* _Task description_
Transcribe the listing word for word.

* _Material_
==================================================

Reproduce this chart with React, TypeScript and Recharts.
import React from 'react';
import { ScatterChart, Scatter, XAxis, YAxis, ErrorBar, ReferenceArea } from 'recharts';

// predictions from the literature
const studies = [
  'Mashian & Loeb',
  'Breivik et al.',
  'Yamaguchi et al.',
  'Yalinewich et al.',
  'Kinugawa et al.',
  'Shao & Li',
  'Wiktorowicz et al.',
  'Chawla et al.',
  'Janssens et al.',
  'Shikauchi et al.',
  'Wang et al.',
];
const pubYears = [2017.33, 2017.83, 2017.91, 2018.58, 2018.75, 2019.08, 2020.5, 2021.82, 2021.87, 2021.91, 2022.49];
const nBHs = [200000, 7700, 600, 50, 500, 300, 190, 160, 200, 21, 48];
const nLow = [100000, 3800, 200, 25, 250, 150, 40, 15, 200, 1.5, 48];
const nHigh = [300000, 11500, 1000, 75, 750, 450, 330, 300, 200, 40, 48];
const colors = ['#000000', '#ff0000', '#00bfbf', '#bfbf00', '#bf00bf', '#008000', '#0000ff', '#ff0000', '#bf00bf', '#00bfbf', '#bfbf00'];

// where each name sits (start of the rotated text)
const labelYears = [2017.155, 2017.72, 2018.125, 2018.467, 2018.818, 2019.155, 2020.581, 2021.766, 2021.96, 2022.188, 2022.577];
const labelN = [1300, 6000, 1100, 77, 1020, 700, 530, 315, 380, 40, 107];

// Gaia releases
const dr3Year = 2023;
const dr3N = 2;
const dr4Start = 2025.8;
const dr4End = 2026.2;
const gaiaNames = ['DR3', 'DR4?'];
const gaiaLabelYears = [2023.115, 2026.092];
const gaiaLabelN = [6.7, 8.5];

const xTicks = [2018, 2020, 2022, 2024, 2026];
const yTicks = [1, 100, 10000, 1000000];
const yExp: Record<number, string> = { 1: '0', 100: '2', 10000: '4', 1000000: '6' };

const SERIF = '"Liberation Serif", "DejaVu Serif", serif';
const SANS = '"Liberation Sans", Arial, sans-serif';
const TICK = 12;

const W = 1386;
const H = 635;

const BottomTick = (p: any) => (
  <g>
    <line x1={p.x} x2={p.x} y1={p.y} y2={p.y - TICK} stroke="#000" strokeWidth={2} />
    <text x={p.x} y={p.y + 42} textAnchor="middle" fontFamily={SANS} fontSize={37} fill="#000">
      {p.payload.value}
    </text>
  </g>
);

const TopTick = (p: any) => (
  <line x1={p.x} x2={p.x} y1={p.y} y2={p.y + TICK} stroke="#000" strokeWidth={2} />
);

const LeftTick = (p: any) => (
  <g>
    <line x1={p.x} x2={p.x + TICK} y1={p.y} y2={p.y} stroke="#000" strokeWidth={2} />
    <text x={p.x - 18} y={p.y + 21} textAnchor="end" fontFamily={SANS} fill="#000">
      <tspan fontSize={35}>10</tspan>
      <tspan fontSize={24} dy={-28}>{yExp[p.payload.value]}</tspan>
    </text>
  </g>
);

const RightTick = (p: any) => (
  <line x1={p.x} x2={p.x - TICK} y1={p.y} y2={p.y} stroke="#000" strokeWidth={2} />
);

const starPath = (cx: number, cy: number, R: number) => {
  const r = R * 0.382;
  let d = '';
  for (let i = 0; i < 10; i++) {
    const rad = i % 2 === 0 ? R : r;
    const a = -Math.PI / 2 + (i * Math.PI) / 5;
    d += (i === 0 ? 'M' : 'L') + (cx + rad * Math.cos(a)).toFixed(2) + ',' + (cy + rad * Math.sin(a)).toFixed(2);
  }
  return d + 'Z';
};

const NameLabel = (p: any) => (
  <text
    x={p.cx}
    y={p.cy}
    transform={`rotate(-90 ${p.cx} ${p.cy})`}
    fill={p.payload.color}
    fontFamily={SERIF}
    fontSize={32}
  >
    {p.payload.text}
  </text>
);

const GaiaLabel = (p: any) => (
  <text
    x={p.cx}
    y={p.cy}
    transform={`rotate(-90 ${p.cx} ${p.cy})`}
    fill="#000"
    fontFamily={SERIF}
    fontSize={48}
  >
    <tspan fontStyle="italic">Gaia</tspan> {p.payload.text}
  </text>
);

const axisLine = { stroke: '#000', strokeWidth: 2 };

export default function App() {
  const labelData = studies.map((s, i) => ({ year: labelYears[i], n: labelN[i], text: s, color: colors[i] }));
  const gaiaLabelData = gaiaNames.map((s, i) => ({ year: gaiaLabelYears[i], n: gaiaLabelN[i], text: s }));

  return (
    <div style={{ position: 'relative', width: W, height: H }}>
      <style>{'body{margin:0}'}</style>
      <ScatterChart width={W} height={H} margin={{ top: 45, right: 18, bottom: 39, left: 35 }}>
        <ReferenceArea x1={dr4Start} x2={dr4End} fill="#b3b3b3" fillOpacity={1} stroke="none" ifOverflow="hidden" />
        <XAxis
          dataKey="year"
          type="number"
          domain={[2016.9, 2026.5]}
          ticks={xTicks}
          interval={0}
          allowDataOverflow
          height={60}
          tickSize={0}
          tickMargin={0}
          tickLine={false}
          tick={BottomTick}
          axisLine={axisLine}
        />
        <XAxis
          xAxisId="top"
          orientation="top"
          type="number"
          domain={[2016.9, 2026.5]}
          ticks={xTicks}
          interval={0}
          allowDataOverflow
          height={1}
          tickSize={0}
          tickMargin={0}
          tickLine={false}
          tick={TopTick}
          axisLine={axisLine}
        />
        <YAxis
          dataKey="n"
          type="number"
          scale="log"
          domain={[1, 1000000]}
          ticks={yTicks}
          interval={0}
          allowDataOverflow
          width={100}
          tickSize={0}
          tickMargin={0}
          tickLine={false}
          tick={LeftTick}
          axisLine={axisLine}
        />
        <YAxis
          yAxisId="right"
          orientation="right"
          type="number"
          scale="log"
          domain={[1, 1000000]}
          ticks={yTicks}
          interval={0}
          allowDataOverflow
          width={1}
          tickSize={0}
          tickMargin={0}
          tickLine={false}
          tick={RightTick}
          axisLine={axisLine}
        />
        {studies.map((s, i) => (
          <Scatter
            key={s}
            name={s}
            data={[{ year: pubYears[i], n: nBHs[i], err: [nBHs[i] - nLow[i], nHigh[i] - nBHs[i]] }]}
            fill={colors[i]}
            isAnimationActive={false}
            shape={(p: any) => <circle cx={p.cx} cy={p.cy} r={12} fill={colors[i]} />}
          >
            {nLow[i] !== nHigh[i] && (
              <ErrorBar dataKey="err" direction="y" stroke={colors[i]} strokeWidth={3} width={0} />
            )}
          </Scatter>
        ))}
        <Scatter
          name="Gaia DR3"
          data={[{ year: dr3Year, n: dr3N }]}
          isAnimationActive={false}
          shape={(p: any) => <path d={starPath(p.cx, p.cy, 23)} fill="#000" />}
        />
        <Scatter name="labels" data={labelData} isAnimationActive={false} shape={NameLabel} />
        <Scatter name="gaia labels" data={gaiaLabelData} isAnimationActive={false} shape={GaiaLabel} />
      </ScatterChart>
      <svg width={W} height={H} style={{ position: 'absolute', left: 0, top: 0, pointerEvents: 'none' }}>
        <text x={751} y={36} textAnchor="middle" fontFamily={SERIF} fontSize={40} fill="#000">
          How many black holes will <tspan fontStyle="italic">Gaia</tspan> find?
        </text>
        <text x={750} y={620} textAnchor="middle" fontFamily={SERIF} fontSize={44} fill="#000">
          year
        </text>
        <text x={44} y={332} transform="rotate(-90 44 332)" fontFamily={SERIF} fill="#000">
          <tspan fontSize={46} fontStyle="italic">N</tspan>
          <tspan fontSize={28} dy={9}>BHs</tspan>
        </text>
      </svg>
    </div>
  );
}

==================================================

* _Answer to the exercise_
Reproduce this chart with React, TypeScript and Recharts.
import React from 'react';
import { ScatterChart, Scatter, XAxis, YAxis, ErrorBar, ReferenceArea } from 'recharts';

// predictions from the literature
const studies = [
  'Mashian & Loeb',
  'Breivik et al.',
  'Yamaguchi et al.',
  'Yalinewich et al.',
  'Kinugawa et al.',
  'Shao & Li',
  'Wiktorowicz et al.',
  'Chawla et al.',
  'Janssens et al.',
  'Shikauchi et al.',
  'Wang et al.',
];
const pubYears = [2017.33, 2017.83, 2017.91, 2018.58, 2018.75, 2019.08, 2020.5, 2021.82, 2021.87, 2021.91, 2022.49];
const nBHs = [200000, 7700, 600, 50, 500, 300, 190, 160, 200, 21, 48];
const nLow = [100000, 3800, 200, 25, 250, 150, 40, 15, 200, 1.5, 48];
const nHigh = [300000, 11500, 1000, 75, 750, 450, 330, 300, 200, 40, 48];
const colors = ['#000000', '#ff0000', '#00bfbf', '#bfbf00', '#bf00bf', '#008000', '#0000ff', '#ff0000', '#bf00bf', '#00bfbf', '#bfbf00'];

// where each name sits (start of the rotated text)
const labelYears = [2017.155, 2017.72, 2018.125, 2018.467, 2018.818, 2019.155, 2020.581, 2021.766, 2021.96, 2022.188, 2022.577];
const labelN = [1300, 6000, 1100, 77, 1020, 700, 530, 315, 380, 40, 107];

// Gaia releases
const dr3Year = 2023;
const dr3N = 2;
const dr4Start = 2025.8;
const dr4End = 2026.2;
const gaiaNames = ['DR3', 'DR4?'];
const gaiaLabelYears = [2023.115, 2026.092];
const gaiaLabelN = [6.7, 8.5];

const xTicks = [2018, 2020, 2022, 2024, 2026];
const yTicks = [1, 100, 10000, 1000000];
const yExp: Record<number, string> = { 1: '0', 100: '2', 10000: '4', 1000000: '6' };

const SERIF = '"Liberation Serif", "DejaVu Serif", serif';
const SANS = '"Liberation Sans", Arial, sans-serif';
const TICK = 12;

const W = 1386;
const H = 635;

const BottomTick = (p: any) => (
  <g>
    <line x1={p.x} x2={p.x} y1={p.y} y2={p.y - TICK} stroke="#000" strokeWidth={2} />
    <text x={p.x} y={p.y + 42} textAnchor="middle" fontFamily={SANS} fontSize={37} fill="#000">
      {p.payload.value}
    </text>
  </g>
);

const TopTick = (p: any) => (
  <line x1={p.x} x2={p.x} y1={p.y} y2={p.y + TICK} stroke="#000" strokeWidth={2} />
);

const LeftTick = (p: any) => (
  <g>
    <line x1={p.x} x2={p.x + TICK} y1={p.y} y2={p.y} stroke="#000" strokeWidth={2} />
    <text x={p.x - 18} y={p.y + 21} textAnchor="end" fontFamily={SANS} fill="#000">
      <tspan fontSize={35}>10</tspan>
      <tspan fontSize={24} dy={-28}>{yExp[p.payload.value]}</tspan>
    </text>
  </g>
);

const RightTick = (p: any) => (
  <line x1={p.x} x2={p.x - TICK} y1={p.y} y2={p.y} stroke="#000" strokeWidth={2} />
);

const starPath = (cx: number, cy: number, R: number) => {
  const r = R * 0.382;
  let d = '';
  for (let i = 0; i < 10; i++) {
    const rad = i % 2 === 0 ? R : r;
    const a = -Math.PI / 2 + (i * Math.PI) / 5;
    d += (i === 0 ? 'M' : 'L') + (cx + rad * Math.cos(a)).toFixed(2) + ',' + (cy + rad * Math.sin(a)).toFixed(2);
  }
  return d + 'Z';
};

const NameLabel = (p: any) => (
  <text
    x={p.cx}
    y={p.cy}
    transform={`rotate(-90 ${p.cx} ${p.cy})`}
    fill={p.payload.color}
    fontFamily={SERIF}
    fontSize={32}
  >
    {p.payload.text}
  </text>
);

const GaiaLabel = (p: any) => (
  <text
    x={p.cx}
    y={p.cy}
    transform={`rotate(-90 ${p.cx} ${p.cy})`}
    fill="#000"
    fontFamily={SERIF}
    fontSize={48}
  >
    <tspan fontStyle="italic">Gaia</tspan> {p.payload.text}
  </text>
);

const axisLine = { stroke: '#000', strokeWidth: 2 };

export default function App() {
  const labelData = studies.map((s, i) => ({ year: labelYears[i], n: labelN[i], text: s, color: colors[i] }));
  const gaiaLabelData = gaiaNames.map((s, i) => ({ year: gaiaLabelYears[i], n: gaiaLabelN[i], text: s }));

  return (
    <div style={{ position: 'relative', width: W, height: H }}>
      <style>{'body{margin:0}'}</style>
      <ScatterChart width={W} height={H} margin={{ top: 45, right: 18, bottom: 39, left: 35 }}>
        <ReferenceArea x1={dr4Start} x2={dr4End} fill="#b3b3b3" fillOpacity={1} stroke="none" ifOverflow="hidden" />
        <XAxis
          dataKey="year"
          type="number"
          domain={[2016.9, 2026.5]}
          ticks={xTicks}
          interval={0}
          allowDataOverflow
          height={60}
          tickSize={0}
          tickMargin={0}
          tickLine={false}
          tick={BottomTick}
          axisLine={axisLine}
        />
        <XAxis
          xAxisId="top"
          orientation="top"
          type="number"
          domain={[2016.9, 2026.5]}
          ticks={xTicks}
          interval={0}
          allowDataOverflow
          height={1}
          tickSize={0}
          tickMargin={0}
          tickLine={false}
          tick={TopTick}
          axisLine={axisLine}
        />
        <YAxis
          dataKey="n"
          type="number"
          scale="log"
          domain={[1, 1000000]}
          ticks={yTicks}
          interval={0}
          allowDataOverflow
          width={100}
          tickSize={0}
          tickMargin={0}
          tickLine={false}
          tick={LeftTick}
          axisLine={axisLine}
        />
        <YAxis
          yAxisId="right"
          orientation="right"
          type="number"
          scale="log"
          domain={[1, 1000000]}
          ticks={yTicks}
          interval={0}
          allowDataOverflow
          width={1}
          tickSize={0}
          tickMargin={0}
          tickLine={false}
          tick={RightTick}
          axisLine={axisLine}
        />
        {studies.map((s, i) => (
          <Scatter
            key={s}
            name={s}
            data={[{ year: pubYears[i], n: nBHs[i], err: [nBHs[i] - nLow[i], nHigh[i] - nBHs[i]] }]}
            fill={colors[i]}
            isAnimationActive={false}
            shape={(p: any) => <circle cx={p.cx} cy={p.cy} r={12} fill={colors[i]} />}
          >
            {nLow[i] !== nHigh[i] && (
              <ErrorBar dataKey="err" direction="y" stroke={colors[i]} strokeWidth={3} width={0} />
            )}
          </Scatter>
        ))}
        <Scatter
          name="Gaia DR3"
          data={[{ year: dr3Year, n: dr3N }]}
          isAnimationActive={false}
          shape={(p: any) => <path d={starPath(p.cx, p.cy, 23)} fill="#000" />}
        />
        <Scatter name="labels" data={labelData} isAnimationActive={false} shape={NameLabel} />
        <Scatter name="gaia labels" data={gaiaLabelData} isAnimationActive={false} shape={GaiaLabel} />
      </ScatterChart>
      <svg width={W} height={H} style={{ position: 'absolute', left: 0, top: 0, pointerEvents: 'none' }}>
        <text x={751} y={36} textAnchor="middle" fontFamily={SERIF} fontSize={40} fill="#000">
          How many black holes will <tspan fontStyle="italic">Gaia</tspan> find?
        </text>
        <text x={750} y={620} textAnchor="middle" fontFamily={SERIF} fontSize={44} fill="#000">
          year
        </text>
        <text x={44} y={332} transform="rotate(-90 44 332)" fontFamily={SERIF} fill="#000">
          <tspan fontSize={46} fontStyle="italic">N</tspan>
          <tspan fontSize={28} dy={9}>BHs</tspan>
        </text>
      </svg>
    </div>
  );
}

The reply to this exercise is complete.